Recent observations of Kepler multi-planet systems have revealed a number of systems with planets very close to second-order mean motion resonances ( MMRs , with period ratio 1 : 3 , 3 : 5 , etc . )
We present an analytic study of resonance capture and its stability for planets migrating in gaseous disks .
Resonance capture requires slow convergent migration of the planets , with sufficiently large eccentricity damping timescale T _ { e } and small pre-resonance eccentricities .
We quantify these requirements and find that they can be satisfied for super-Earths under protoplanetary disk conditions .
For planets captured into resonance , an equilibrium state can be reached , in which eccentricity excitation due to resonant planet-planet interaction balances eccentricity damping due to planet-disk interaction .
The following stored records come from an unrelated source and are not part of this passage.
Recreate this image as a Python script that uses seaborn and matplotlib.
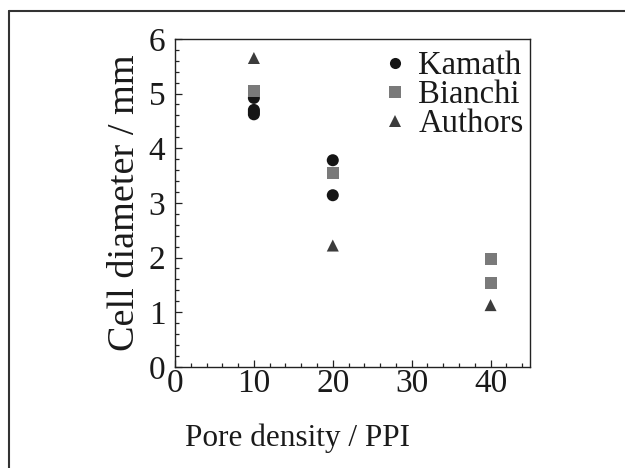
import matplotlib
matplotlib.use("Agg")
import matplotlib.pyplot as plt
from matplotlib.lines import Line2D
from matplotlib.ticker import MultipleLocator
import seaborn as sns
import pandas as pd

# Data
kamath_x = [10, 10, 10, 10, 20, 20]
kamath_y = [4.92, 4.70, 4.62, 4.66, 3.78, 3.14]
bianchi_x = [10, 20, 40, 40]
bianchi_y = [5.05, 3.55, 1.98, 1.53]
authors_x = [10, 20, 40]
authors_y = [5.65, 2.22, 1.13]

series = ["Kamath", "Bianchi", "Authors"]
x_label = "Pore density / PPI"
y_label = "Cell diameter / mm"

df = pd.concat([
    pd.DataFrame({"x": kamath_x, "y": kamath_y, "src": "Kamath"}),
    pd.DataFrame({"x": bianchi_x, "y": bianchi_y, "src": "Bianchi"}),
    pd.DataFrame({"x": authors_x, "y": authors_y, "src": "Authors"}),
], ignore_index=True)

sns.set_style("ticks")
plt.rcParams["font.family"] = ["Liberation Serif", "DejaVu Serif"]
plt.rcParams["mathtext.fontset"] = "stix"

fig = plt.figure(figsize=(6.25, 4.68), dpi=100)
ax = fig.add_axes([0.28, 0.216, 0.568, 0.701])

palette = {"Kamath": "#151515", "Bianchi": "#7a7a7a", "Authors": "#3c3c3c"}
markers = {"Kamath": "o", "Bianchi": "s", "Authors": "^"}
sns.scatterplot(data=df, x="x", y="y", hue="src", style="src",
                hue_order=series, style_order=series,
                palette=palette, markers=markers, s=75,
                edgecolor="none", linewidth=0, ax=ax, legend=False)

ax.set_xlim(0, 45)
ax.set_ylim(0, 6)
ax.xaxis.set_major_locator(MultipleLocator(10))
ax.xaxis.set_minor_locator(MultipleLocator(2))
ax.yaxis.set_major_locator(MultipleLocator(1))
ax.yaxis.set_minor_locator(MultipleLocator(0.2))
ax.tick_params(which="both", direction="in", colors="#222222", width=0.9,
               top=False, right=False, labelsize=24, labelcolor="#1a1a1a")
ax.tick_params(which="major", length=5)
ax.tick_params(which="minor", length=3)
ax.tick_params(axis="x", pad=1)
ax.tick_params(axis="y", pad=7)
for sp in ax.spines.values():
    sp.set_visible(True)
    sp.set_linewidth(1.0)
    sp.set_color("#222222")

ax.set_xlabel(x_label, fontsize=22.5, color="#1a1a1a")
ax.xaxis.set_label_coords(0.345, -0.172)
ax.set_ylabel(y_label, fontsize=27.5, color="#1a1a1a", labelpad=5)

handles = [Line2D([], [], linestyle="none", marker=markers[s], color=palette[s],
                  markersize=8, markeredgewidth=0) for s in series]
leg = ax.legend(handles, series, loc="upper right", frameon=False,
                bbox_to_anchor=(1.0, 0.983),
                fontsize=23.5, handlelength=0.6, handletextpad=0.4,
                labelspacing=-0.05, borderaxespad=0.0, borderpad=0.2)
for t in leg.get_texts():
    t.set_color("#1a1a1a")

# outer frame (top and left edges)
fig.add_artist(Line2D([9/625, 1.0], [1 - 11/468, 1 - 11/468], transform=fig.transFigure,
                      color="#333333", linewidth=1.5))
fig.add_artist(Line2D([9/625, 9/625], [0, 1 - 11/468], transform=fig.transFigure,
                      color="#333333", linewidth=1.5))

fig.savefig("out.png", dpi=100, facecolor="white")
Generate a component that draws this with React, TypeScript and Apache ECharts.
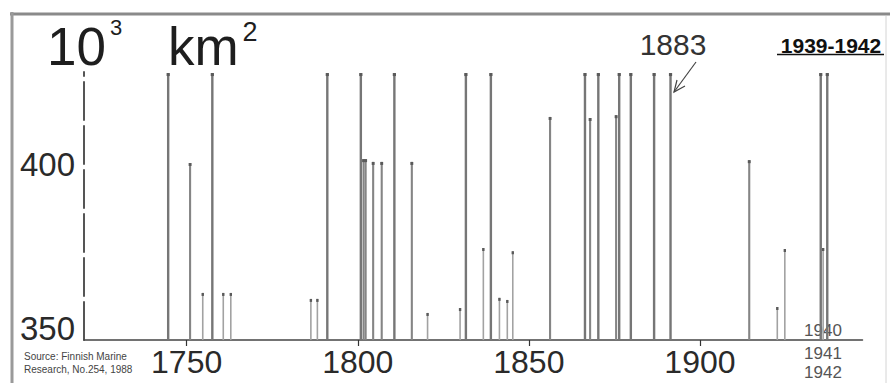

This “ captured ” equilibrium can be overstable , leading to partial or permanent escape of the planets from the resonance .
In general , the stability of the captured state depends on the inner to outer planet mass ratio q = m _ { 1 } / m _ { 2 } and the ratio of the eccentricity damping times .
The overstability growth time is of order T _ { e } , but can be much larger for systems close to the stability threshold .
For low-mass planets undergoing type I ( non-gap opening ) migration , convergent migration requires q \lesssim 1 , while the stability of the capture requires q \gtrsim 1 .
These results suggest that planet pairs stably captured into second-order MMRs have comparable masses .
This is in contrast to first-order MMRs , where a larger parameter space exists for stable resonance capture .
We confirm and extend our analytical results with N -body simulations , and show that for overstable capture , the escape time from the MMR can be comparable to the time the planets spend migrating between resonances .